§ MR. MAURICE HEALY
I beg to ask the Chancellor of the Exchequer whether he has taken into consideration the advisability of codifying the Acts relating to the Income Tax; and, if so, with what result?
§ THE CHANCELLOR OF THE EXCHEQUER
I should be very glad that these Acts should be codified, but measures of consolidation cannot possibly be passed unless it is clearly recognised by Members of both Houses that they are uncontentious, and that Amendments altering the Law cannot be discussed. The House Tax Consolidation Bill had to be dropped last Session owing to its being treated as a contentious measure, and until I am able to judge whether this discouraging experience will be repeated I cannot set on foot a work of such labour as the consolidation of the Income Tax Law.
§ MR. MAURICE HEALY
I beg to ask the Attorney General for Ireland how it happens that, whereas Bills are introduced and passed every year codifying Acts of Parliament relating to England, nothing is ever done towards consolidating Acts relating to Ireland; whether his attention has been called to the following Irish Acts, all non-contentious in their character, which might with great advantage be (respectively) consolidated: the County Courts Acts, the Drainage and Improvement of Land Acts, the Fishery Acts, the Labourers Acts, the Land Purchase Acts, the Landed Property Improvement Acts, the Lunacy Acts, the Municipal Corporations Acts, the Poor Law Acts, the Public Works Acts, and the Tramways Acts; who has the direction of the work of consolidating Acts of Parliament; and, whether the same authority regulates the matter for England and Ireland?
§ THE ATTORNEY GENERAL FOR IRELAND
The question is incorrect in assuming that nothing has been done towards consolidating Acts relating to Ireland.

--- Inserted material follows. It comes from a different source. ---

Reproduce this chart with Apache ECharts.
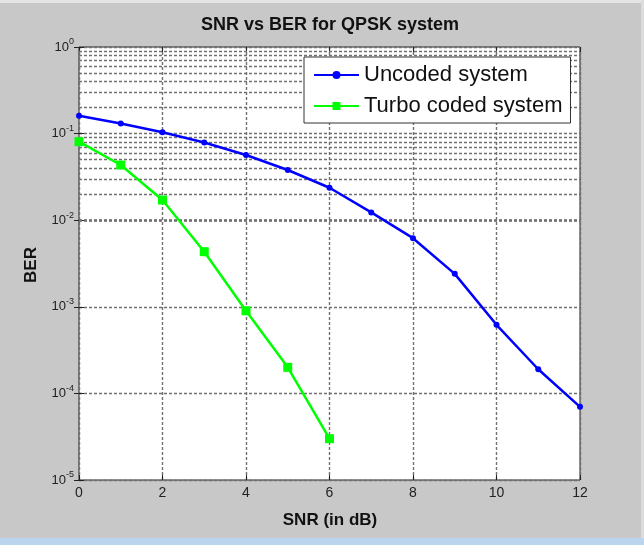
<!DOCTYPE html>
<html>
<head>
<meta charset="utf-8">
<script src="https://cdn.jsdelivr.net/npm/echarts@6/dist/echarts.min.js"></script>
<style>
  html, body { margin: 0; padding: 0; background: #c8c8c8; }
  #chart { width: 644px; height: 545px; }
</style>
</head>
<body>
<div id="chart"></div>
<script>
// SNR (dB) and BER values
var snrUncoded = [0, 1, 2, 3, 4, 5, 6, 7, 8, 9, 10, 11, 12]
var berUncoded = [0.161, 0.131, 0.1035, 0.079, 0.0566, 0.038, 0.0237, 0.0123, 0.0062, 0.0024, 0.00062, 0.00019, 0.00007]
var snrTurbo = [0, 1, 2, 3, 4, 5, 6]
var berTurbo = [0.0807, 0.0434, 0.0171, 0.00433, 0.0009, 0.0002, 0.00003]

var xMin = 0
var xMax = 12
var xStep = 2
var yMin = 1e-5
var yMax = 1

// minor log grid lines (2..9 in each decade)
var minorGrid = []
for (var k = -5; k < 0; k++) {
  for (var d = 2; d <= 9; d++) {
    minorGrid.push({ yAxis: d * Math.pow(10, k) })
  }
}

var pairs = function (xs, ys) {
  return xs.map(function (x, i) { return [x, ys[i]] })
}

var gridLine = { color: '#707070', width: 1.4, type: [3, 2] }
var font = 'Arial, "Liberation Sans", sans-serif'

var chart = echarts.init(document.getElementById('chart'))
chart.setOption({
  animation: false,
  backgroundColor: '#c8c8c8',
  textStyle: { fontFamily: font },
  grid: {
    left: 79,
    right: 64,
    top: 47,
    bottom: 65,
    show: true,
    backgroundColor: '#fff',
    borderColor: '#222',
    borderWidth: 1,
  },
  legend: {
    left: 304,
    top: 57,
    orient: 'vertical',
    itemWidth: 45,
    itemHeight: 10,
    itemGap: 9,
    padding: [7, 8, 6, 9],
    backgroundColor: '#fff',
    borderColor: '#333',
    borderWidth: 1,
    borderRadius: 0,
    textStyle: { fontSize: 22, color: '#111', fontFamily: font },
    data: ['Uncoded system', 'Turbo coded system'],
  },
  xAxis: [
    {
      type: 'value',
      min: xMin,
      max: xMax,
      interval: xStep,
      axisLine: { show: false },
      axisTick: { show: true, inside: true, length: 5, lineStyle: { color: '#222' } },
      axisLabel: { color: '#222', fontSize: 14, margin: 6 },
      splitLine: { show: true, lineStyle: gridLine },
    },
    {
      type: 'value',
      position: 'top',
      min: xMin,
      max: xMax,
      interval: xStep,
      axisLine: { show: false },
      axisTick: { show: true, inside: true, length: 5, lineStyle: { color: '#222' } },
      axisLabel: { show: false },
      splitLine: { show: false },
    },
  ],
  yAxis: [
    {
      type: 'log',
      logBase: 10,
      min: yMin,
      max: yMax,
      axisLine: { show: false },
      axisTick: { show: true, inside: true, length: 5, lineStyle: { color: '#222' } },
      axisLabel: {
        margin: 5,
        formatter: function (v) {
          var e = Math.round(Math.log10(v))
          return '{b|10}{e|' + e + '}'
        },
        rich: {
          b: { fontSize: 13, color: '#222' },
          e: { fontSize: 9, color: '#222', padding: [0, 0, 10, 0] },
        },
      },
      splitLine: { show: true, lineStyle: gridLine },
    },
    {
      type: 'log',
      logBase: 10,
      position: 'right',
      min: yMin,
      max: yMax,
      axisLine: { show: false },
      axisTick: { show: true, inside: true, length: 5, lineStyle: { color: '#222' } },
      axisLabel: { show: false },
      splitLine: { show: false },
    },
  ],
  graphic: [
    { type: 'rect', shape: { x: 0, y: 0, width: 644, height: 3 }, style: { fill: '#e4e4e4' } },
    { type: 'rect', shape: { x: 641, y: 0, width: 3, height: 545 }, style: { fill: '#dcdcdc' } },
    { type: 'rect', shape: { x: 0, y: 538, width: 644, height: 7 }, style: { fill: '#bcd5ee' } },
    {
      type: 'text', x: 330, y: 25,
      style: { text: 'SNR vs BER for QPSK system', font: 'bold 18px ' + font, fill: '#111', textAlign: 'center', textVerticalAlign: 'middle' },
    },
    {
      type: 'text', x: 330, y: 520,
      style: { text: 'SNR (in dB)', font: 'bold 17px ' + font, fill: '#111', textAlign: 'center', textVerticalAlign: 'middle' },
    },
    {
      type: 'text', x: 31, y: 265, rotation: Math.PI / 2,
      style: { text: 'BER', font: 'bold 17px ' + font, fill: '#111', textAlign: 'center', textVerticalAlign: 'middle' },
    },
  ],
  series: [
    {
      name: 'Uncoded system',
      type: 'line',
      data: pairs(snrUncoded, berUncoded),
      symbol: 'circle',
      symbolSize: 6,
      lineStyle: { color: '#0000ff', width: 2.5 },
      itemStyle: { color: '#0000ff' },
      z: 5,
      markLine: {
        silent: true,
        symbol: ['none', 'none'],
        label: { show: false },
        lineStyle: gridLine,
        emphasis: { disabled: true },
        data: minorGrid,
        z: 1,
      },
    },
    {
      name: 'Turbo coded system',
      type: 'line',
      data: pairs(snrTurbo, berTurbo),
      symbol: 'rect',
      symbolSize: 9,
      lineStyle: { color: '#00ff00', width: 2.5 },
      itemStyle: { color: '#00ff00' },
      z: 5,
    },
  ],
})
</script>
</body>
</html>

On the contrary, of the 24 consolidating Bills passed in 1888 relating to England, 19 relate to Ireland as well. Bills are in preparation to consolidate several of the Acts mentioned in the question; but, owing to the limited staff of the Irish Office (there being only one draftsman) it has not yet been found possible to introduce them. I may add that I cannot admit that all the Acts mentioned in the question are non-contentious in their character. I am informed that in England the Statute Law Committee lay before the Lord Chancellor from time to time suggestions as to consolidating statutes, and if the suggestions are adopted the work is generally carried out by Treasury draftsmen in any time which can be spared from the current work of legislation. There is no authority, so far as I can ascertain, which has special direction of the work of consolidating Acts in England and Ireland.